Dom Genival Saraiva de França
Bispo emérito de Palmares (PE)
Sempre houve e sempre haverá registros referentes a acontecimentos, a pessoas e a instituições que passam a fazer parte da história. Esses registros, feitos de forma metodológica, científica ou de maneira casual, informal, interessam a quem tem um espírito investigativo, agindo, portanto, um propósito determinado, ou a quem é movido pela curiosidade, não revelando, assim, maior preocupação com a fundamentação da informação, do conhecimento. De qualquer maneira, todos fazem uma leitura da realidade, buscando uma fundamentação consistente ou satisfazendo-se com uma compreensão superficial. Obviamente, não se pode associar o conhecimento da realidade, única ou preponderantemente, ao maior grau de instrução, de informação, por parte das pessoas, uma vez que, sabidamente, existe o senso comum e, em muitos casos, há distorções de enfoque, desvirtuações de finalidades, desvios de conduta na leitura da realidade, conforme o centro de interesse.
Sob essa ótica, considerando a extensão e a tragicidade de suas consequências, todas as pessoas estão fazendo sua leitura a respeito da pandemia do novo coronavírus, com maior ou menor nível de compreensão, é claro. Não podendo ser diferente, tendo presentes o princípio da liberdade e o direito de expressão, são muitos os pontos de vista e, consequentemente, muitas as condutas, individuais e coletivas, frente à pandemia, qualquer que seja o ângulo sob o qual se perceba a vida do povo – economia, trabalho, lazer, prática religiosa, etc. Embora, compreensivelmente, diferentes, em relação a determinados aspectos e condutas, esses pontos de vista, da parte de pessoas e instituições, necessariamente, devem chegar a um necessário, a um indispensável grau de convergência, em vista do bem comum. Nessa matéria, é preciso administrar, concretamente, o direito da livre circulação e a exigência do isolamento social, o apelo do espírito gregário e a necessidade do distanciamento interpessoal. Diante disso, não deixa de ser inevitável o que está acontecendo na prática como, por exemplo, o conflito de interesse, ante medidas restritivas que priorizam a vida e o retorno a atividades econômicas, na sua plenitude.

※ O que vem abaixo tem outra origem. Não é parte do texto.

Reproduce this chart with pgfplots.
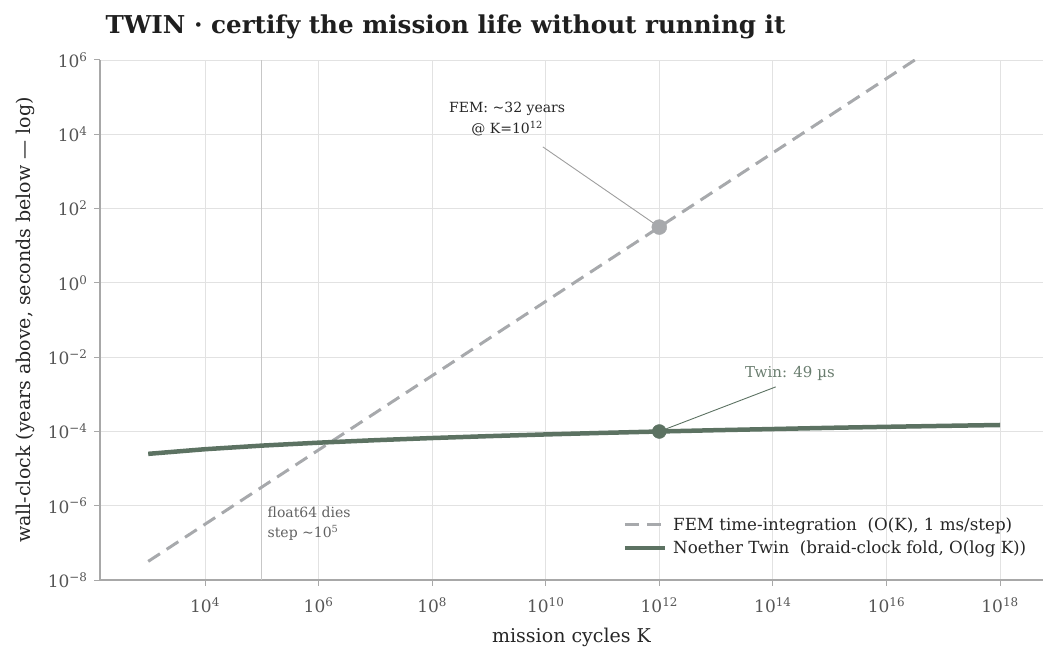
\documentclass[border=0pt]{standalone}
\usepackage{fontspec}
\setmainfont{DejaVu Serif}
\usepackage{pgfplots}
\pgfplotsset{compat=1.18}
\definecolor{femc}{HTML}{A7A9AC}
\definecolor{twinc}{HTML}{5C7262}
\definecolor{twintext}{HTML}{6A7D6F}
\definecolor{gridc}{HTML}{E2E2E2}
\definecolor{spinec}{HTML}{A8A8A8}
\definecolor{tickc}{HTML}{555555}
\begin{document}
\begin{tikzpicture}
\useasboundingbox (0,0) rectangle (1058pt,666pt);
\node[anchor=west, font=\fontsize{24.6}{30}\selectfont\bfseries, text=black!88] at (102pt,639pt) {TWIN · certify the mission life without running it};
\begin{axis}[
  at={(100pt,86pt)}, anchor=south west,
  scale only axis, width=943pt, height=520pt,
  xmode=log, ymode=log,
  xmin=1.416e2, xmax=5.71e18,
  ymin=1e-8, ymax=1e6,
  axis x line*=bottom, axis y line*=left,
  axis line style={draw=spinec, line width=1.2pt, -},
  xtick={1e4,1e6,1e8,1e10,1e12,1e14,1e16,1e18},
  xticklabels={10\textsuperscript{4},10\textsuperscript{6},10\textsuperscript{8},10\textsuperscript{10},10\textsuperscript{12},10\textsuperscript{14},10\textsuperscript{16},10\textsuperscript{18}},
  ytick={1e-8,1e-6,1e-4,1e-2,1,1e2,1e4,1e6},
  yticklabels={10\textsuperscript{−8},10\textsuperscript{−6},10\textsuperscript{−4},10\textsuperscript{−2},10\textsuperscript{0},10\textsuperscript{2},10\textsuperscript{4},10\textsuperscript{6}},
  minor xtick={}, minor ytick={},
  tick align=outside,
  major tick length=6pt,
  tick style={draw=spinec, line width=1pt},
  ticklabel style={font=\fontsize{17}{20}\selectfont, text=tickc},
  xticklabel style={yshift=-8pt},
  yticklabel style={xshift=-3pt},
  grid=major,
  major grid style={draw=gridc, line width=0.8pt},
  xlabel={mission cycles K},
  ylabel={wall-clock (years above, seconds below — log)},
  label style={font=\fontsize{19}{22}\selectfont, text=black!85},
  xlabel style={yshift=-8pt},
  ylabel style={yshift=6pt},
  legend style={at={(0.992,0.04)}, anchor=south east, draw=none, fill=none,
    font=\fontsize{16.7}{20}\selectfont, text=black!85, row sep=5pt,
    legend cell align=left,
    nodes={inner xsep=6pt}},
  legend image code/.code={\draw[#1] (0pt,0pt) -- (40pt,0pt);},
]
\draw[color=black!22, line width=1.3pt] (axis cs:1e5,1e-8) -- (axis cs:1e5,1e6);
\addplot[color=femc, line width=3pt, dash pattern=on 14pt off 8pt] coordinates {(1e3,3.17e-8) (1e17,3.17e6)};
\addlegendentry{FEM time-integration\ \ (O(K), 1 ms/step)}
\addplot[color=twinc, line width=4.5pt] coordinates {
(1e3,2.49e-5) (1e4,3.32e-5) (1e5,4.15e-5) (1e6,4.98e-5) (1e7,5.81e-5) (1e8,6.64e-5)
(1e9,7.47e-5) (1e10,8.30e-5) (1e11,9.13e-5) (1e12,9.96e-5) (1e13,1.08e-4) (1e14,1.16e-4)
(1e15,1.25e-4) (1e16,1.33e-4) (1e17,1.41e-4) (1e18,1.49e-4)};
\addlegendentry{Noether Twin\ \ (braid-clock fold, O(log K))}
\draw[color=black!38, line width=0.9pt] (axis cs:8.91e9,4571) -- (axis cs:1e12,31.7);
\draw[color=twinc, line width=0.9pt] (axis cs:1.12e14,1.58e-3) -- (axis cs:1e12,9.96e-5);
\addplot[only marks, mark=*, mark size=7.5pt, color=femc, forget plot] coordinates {(1e12,31.7)};
\addplot[only marks, mark=*, mark size=7pt, color=twinc, forget plot] coordinates {(1e12,9.96e-5)};
\node[align=center, font=\fontsize{14}{21}\selectfont, text=black!85] at (axis cs:2.09e9,25704) {FEM: \textasciitilde32 years\\@ K=10\textsuperscript{12}};
\node[font=\fontsize{15}{20}\selectfont, text=twintext] at (axis cs:2.0e14,3.72e-3) {Twin: 49 µs};
\node[anchor=west, align=left, font=\fontsize{14}{20}\selectfont, text=black!62] at (axis cs:1.1e5,3.24e-7) {float64 dies\\step \textasciitilde10\textsuperscript{5}};
\end{axis}
\end{tikzpicture}
\end{document}
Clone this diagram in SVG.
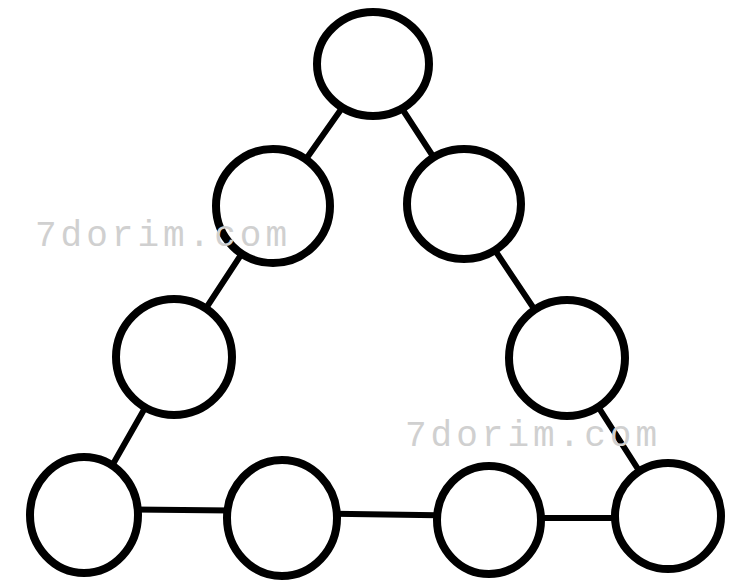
<svg xmlns="http://www.w3.org/2000/svg" width="743" height="586" viewBox="0 0 743 586">
<style>
.n{fill:#fff;stroke:#000;stroke-width:8}
.c{stroke:#000;stroke-width:6;fill:none;stroke-linecap:round}
.wm{fill:#d0d0d0;font-family:"Liberation Mono",monospace;font-size:36px;letter-spacing:4px}
</style>
<rect width="743" height="586" fill="#fff"/>
<g id="connectors">
<line class="c" x1="373" y1="64" x2="273" y2="206"/>
<line class="c" x1="373" y1="64" x2="464" y2="204"/>
<line class="c" x1="273" y1="206" x2="174" y2="357"/>
<line class="c" x1="464" y1="204" x2="567" y2="358"/>
<line class="c" x1="174" y1="357" x2="84" y2="515"/>
<line class="c" x1="567" y1="358" x2="668" y2="516"/>
<line class="c" x1="84" y1="509" x2="282" y2="511"/>
<line class="c" x1="282" y1="513" x2="489" y2="516"/>
<line class="c" x1="489" y1="518" x2="668" y2="518"/>
</g>
<g id="n1"><ellipse class="n" cx="373" cy="64" rx="56" ry="52"/></g>
<g id="n2"><ellipse class="n" cx="273" cy="206" rx="57" ry="57"/></g>
<g id="n3"><ellipse class="n" cx="464" cy="204" rx="57" ry="55"/></g>
<g id="n4"><ellipse class="n" cx="174" cy="357" rx="58" ry="58"/></g>
<g id="n5"><ellipse class="n" cx="567" cy="358" rx="58" ry="58"/></g>
<g id="n6"><ellipse class="n" cx="84" cy="515" rx="54" ry="58"/></g>
<g id="n7"><ellipse class="n" cx="282" cy="518" rx="55" ry="58"/></g>
<g id="n8"><ellipse class="n" cx="489" cy="520" rx="52" ry="54"/></g>
<g id="n9"><ellipse class="n" cx="668" cy="516" rx="53" ry="53"/></g>
<text class="wm" x="35" y="246">7dorim.com</text>
<text class="wm" x="405" y="446">7dorim.com</text>
</svg>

O registro da pandemia contém números, envolve pessoas e revela a face da história. Desde que foi identificada a epidemia do coronavírus, em curto espaço de tempo, os números, em termos absolutos ou percentuais, tornaram-se alarmantes porque espelham a rápida velocidade de sua propagação, daí o seu caráter pandêmico, e a alta incidência de sua contaminação. Sem dúvida, os números impressionam, chegam a ser chocantes, inclusive. No entanto, com o decorrer do tempo, há o perigo de se fazer, friamente, a leitura dos números, mesmo quando o indivíduo tem compreensão de seu alcance social, mesmo quando os guarda na memória. Para que isso não aconteça é preciso ter consciência do significado dos números. Dentro deles estão pessoas, suas causas, sua história; daí a necessidade de fazer-se essa leitura com sentimento. Por essa razão, os registros diários de contágios, recuperações e mortes, que chegam ao conhecimento da população, devem ser lidos, antes de tudo, pelo coração.
Em duas orações que colocou no coração e nos lábios dos fiéis, diante da “dramática situação atual, carregada de sofrimentos e angústias que oprimem o mundo inteiro”, o Papa Francisco fala a “quem vive ansioso com o futuro incerto e as consequências sobre a economia e o trabalho.” Ele enquadra a pandemia na categoria de “provação” e para “quantos se sentem perdidos”, ele pede a Deus “que esta dura prova termine e volte um horizonte de esperança e paz.” Com a força dessas orações, neste contexto de pandemia, as pessoas podem contar também com essa iluminadora palavra de São João Crisóstomo, (séc. IV), diante de “aflições”, “angústias”, “tribulações” e “coisas que atormentam os homens”: “Tendo refletido sobre estas coisas, irmãos caríssimos, suportemos generosamente todas as adversidades que sobrevierem. Se Deus as permite, é porque são úteis para nós. Não percamos a esperança nem a coragem, prostrados pelo peso dos sofrimentos, mas resistamos com fortaleza e demos graças a Deus pelos benefícios que nos concedeu.” A essa altura, pode-se perguntar: que coisas “úteis” encontram as pessoas nos números da pandemia, cujos registros se tornam parte de sua história?